Mal: We're still flying. Simon: That's not much. Mal: It's enough.

'Serenity'


Natter 52: Playing with a full deck?  

Off-topic discussion. Wanna talk about corsets, duct tape, or physics? This is the place. Detailed discussion of any current-season TV must be whitefonted.


Cashmere - Jun 13, 2007 8:19:44 am PDT #2847 of 10001
Now tagless for your comfort.

I've had it work both ways, Jesse. Sometimes, yes. Sometimes, no.


§ ita § - Jun 13, 2007 8:21:54 am PDT #2848 of 10001
Well not canonically, no, but this is transformative fiction.

I think one should always assume yes.

Random Batman facts (I haven't checked submissions in FOREVER):

Batman COULD be President of the United States. It's just that he refuses to live in a white house.

Strip poker is the only thing Batman is not good at, by sheer force of will of everyone in the universe.


Jesse - Jun 13, 2007 8:23:07 am PDT #2849 of 10001
Sometimes I trip on how happy we could be.

Bah. Stupid shoebombers. I guess I'm ending up barefoot in the airport no matter what, so I'll give it a shot.


Lee - Jun 13, 2007 8:23:12 am PDT #2850 of 10001
The feeling you get when your brain finally lets your heart get in its pants.

Mmmmm, me too.

Me three.

It also makes me wonder who the same readers would put on the list of 100 sexiest men, if they are into that sort of thing.

It's got to be better than People's.


meara - Jun 13, 2007 8:23:49 am PDT #2851 of 10001

As teh resident "travels too much": yes, these days they generally even make you take off flip flops.


§ ita § - Jun 13, 2007 8:29:36 am PDT #2852 of 10001
Well not canonically, no, but this is transformative fiction.

It also makes me wonder who the same readers would put on the list of 100 sexiest men, if they are into that sort of thing.

I can't remember which publication I read a few years ago that had a list of the top ten men found hot by lesbians, but nothing has ever made me feel gayer.

Profit margins (or not) on electronic items.


tommyrot - Jun 13, 2007 8:30:01 am PDT #2853 of 10001
Sir, it's not an offence to let your cat eat your bacon.

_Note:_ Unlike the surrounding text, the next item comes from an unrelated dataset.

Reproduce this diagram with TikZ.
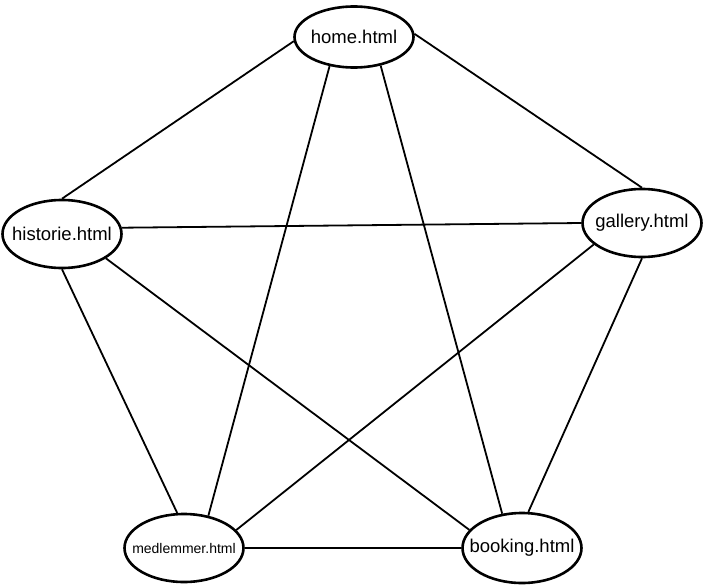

Okay? And we don't arrest cats, I'm very sorry.

Do they make people with artificial limbs remove them for x-raying?

I'm just remembering a movie that had a meeting between rival mobs in some warehouse. Everyone was screened for weapons, but a guy with an artificial leg had a machine gun hidden in it.

Of course, wackiness ensued....


Hayden - Jun 13, 2007 8:31:58 am PDT #2854 of 10001
aka "The artist formerly known as Corwood Industries."

How many shoebombers have there been, anyway?


Lee - Jun 13, 2007 8:33:34 am PDT #2855 of 10001
The feeling you get when your brain finally lets your heart get in its pants.

Well, they didn't give her the Gay Star (TM), so apparently not

The Gay Star confuses me, because there are several women on the list without one (Pink, Carmen Electra, Jorga Fox) who I thought were out as lesbians or bisexuals.


DavidS - Jun 13, 2007 8:34:17 am PDT #2856 of 10001
"Look, son, if it's good enough for Shirley Bassey, it's good enough for you."

Do they make people with artificial limbs remove them for x-raying?

Do you mean at the airport or security checks? The answer is no. They get pulled aside and they wave the wand and it beeps and beeps because of all the metal joints and the person says, "I have an artificial leg" and that's it.